La chasse à courre n’a donc pas d’utilité immédiate, c’est un simple plaisir qui réunit à l’exercice du cheval la satisfaction de la difficulté vaincue, la jouissance du son des trompes, des hurlemens des chiens emportés sous les ombrages séculaires d’une vieille futaie. Ce plaisir quelque peu barbare, puisque après tout il repose sur les tortures d’un malheureux animal poursuivi et parfois dévoré par les chiens, paraît cependant si inhérent à notre nature que de tout temps on s’y est livré avec fureur, La chasse à courre s’exerce encore aujourd’hui à peu près comme autrefois, et les veneurs qui se disent classiques se piquent d’observer encore les règles et les coutumes du XIIIe siècle, règles et coutumes dont l’ensemble constitue ce qu’on a appelé la noble science de la vénerie. On était alors savant à bon compte. Disons cependant, pour être justes, que la plupart des chasseurs modernes ont un peu abandonné l’ancien cérémonial, et qu’ils ont le bon sens de n’attacher d’importance qu’aux choses qui en ont réellement, c’est-à-dire à détourner le gibier et à le prendre à la course.

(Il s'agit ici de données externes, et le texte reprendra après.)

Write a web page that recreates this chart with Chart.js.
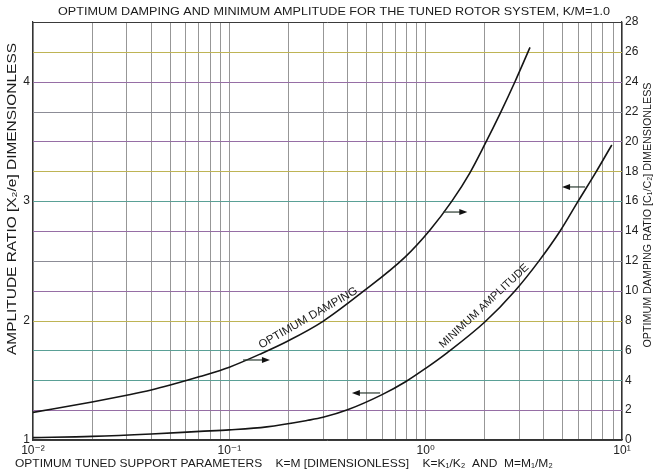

Les animaux qu’on chasse à courre sont le cerf, le chevreuil, le sanglier et le lièvre. Parfois aussi on attaque le loup, quand on a des chiens qui consentent à empaumer cette voie, ce qui est assez rare. Il faut en outre avoir soin de disposer à l’avance un certain nombre de relais, car le loup, étant plus vigoureux que le chien, ne pourrait jamais être forcé par lui sans l’appui de nouveaux renforts. Le meilleur équipage de France est celui de M. le comte Le Coulteux de Canteleu ; composé de chiens vendéens-nivernais, il chasse le loup avec un grand succès. Ne faisant pas ici un traité de vénerie, nous nous bornerons à décrire sommairement la chasse au cerf, qui suffira pour donner une idée des autres.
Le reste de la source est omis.